Problem to work on
Copy each line exactly. Drop every picture.

-- Start --

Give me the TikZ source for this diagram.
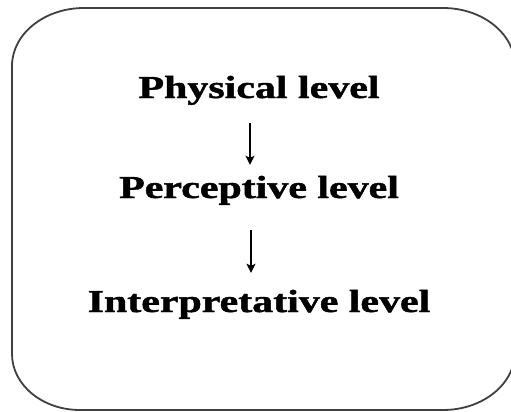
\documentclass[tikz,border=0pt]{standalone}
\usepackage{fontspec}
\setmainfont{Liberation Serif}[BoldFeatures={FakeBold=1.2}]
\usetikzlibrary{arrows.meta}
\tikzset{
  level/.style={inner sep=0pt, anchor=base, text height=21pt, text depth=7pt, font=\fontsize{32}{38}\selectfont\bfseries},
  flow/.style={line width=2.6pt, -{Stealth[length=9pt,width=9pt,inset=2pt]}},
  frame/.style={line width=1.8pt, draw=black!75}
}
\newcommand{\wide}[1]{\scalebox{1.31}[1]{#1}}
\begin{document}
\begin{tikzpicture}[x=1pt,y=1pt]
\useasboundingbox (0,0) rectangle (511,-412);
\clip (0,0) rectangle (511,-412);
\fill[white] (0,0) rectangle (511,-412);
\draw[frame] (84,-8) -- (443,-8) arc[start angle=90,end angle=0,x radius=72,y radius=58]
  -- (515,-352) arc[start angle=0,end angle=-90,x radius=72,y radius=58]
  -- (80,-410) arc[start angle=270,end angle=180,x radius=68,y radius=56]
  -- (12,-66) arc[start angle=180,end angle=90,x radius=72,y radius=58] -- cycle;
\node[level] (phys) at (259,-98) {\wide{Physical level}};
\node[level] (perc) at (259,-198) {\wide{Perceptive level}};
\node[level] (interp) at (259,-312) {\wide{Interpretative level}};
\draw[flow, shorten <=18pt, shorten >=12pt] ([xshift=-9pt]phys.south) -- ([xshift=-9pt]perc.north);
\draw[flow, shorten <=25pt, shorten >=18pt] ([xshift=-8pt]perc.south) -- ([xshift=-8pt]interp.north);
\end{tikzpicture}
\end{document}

-- End --

Response to the task
Give me the TikZ source for this diagram.
\documentclass[tikz,border=0pt]{standalone}
\usepackage{fontspec}
\setmainfont{Liberation Serif}[BoldFeatures={FakeBold=1.2}]
\usetikzlibrary{arrows.meta}
\tikzset{
  level/.style={inner sep=0pt, anchor=base, text height=21pt, text depth=7pt, font=\fontsize{32}{38}\selectfont\bfseries},
  flow/.style={line width=2.6pt, -{Stealth[length=9pt,width=9pt,inset=2pt]}},
  frame/.style={line width=1.8pt, draw=black!75}
}
\newcommand{\wide}[1]{\scalebox{1.31}[1]{#1}}
\begin{document}
\begin{tikzpicture}[x=1pt,y=1pt]
\useasboundingbox (0,0) rectangle (511,-412);
\clip (0,0) rectangle (511,-412);
\fill[white] (0,0) rectangle (511,-412);
\draw[frame] (84,-8) -- (443,-8) arc[start angle=90,end angle=0,x radius=72,y radius=58]
  -- (515,-352) arc[start angle=0,end angle=-90,x radius=72,y radius=58]
  -- (80,-410) arc[start angle=270,end angle=180,x radius=68,y radius=56]
  -- (12,-66) arc[start angle=180,end angle=90,x radius=72,y radius=58] -- cycle;
\node[level] (phys) at (259,-98) {\wide{Physical level}};
\node[level] (perc) at (259,-198) {\wide{Perceptive level}};
\node[level] (interp) at (259,-312) {\wide{Interpretative level}};
\draw[flow, shorten <=18pt, shorten >=12pt] ([xshift=-9pt]phys.south) -- ([xshift=-9pt]perc.north);
\draw[flow, shorten <=25pt, shorten >=18pt] ([xshift=-8pt]perc.south) -- ([xshift=-8pt]interp.north);
\end{tikzpicture}
\end{document}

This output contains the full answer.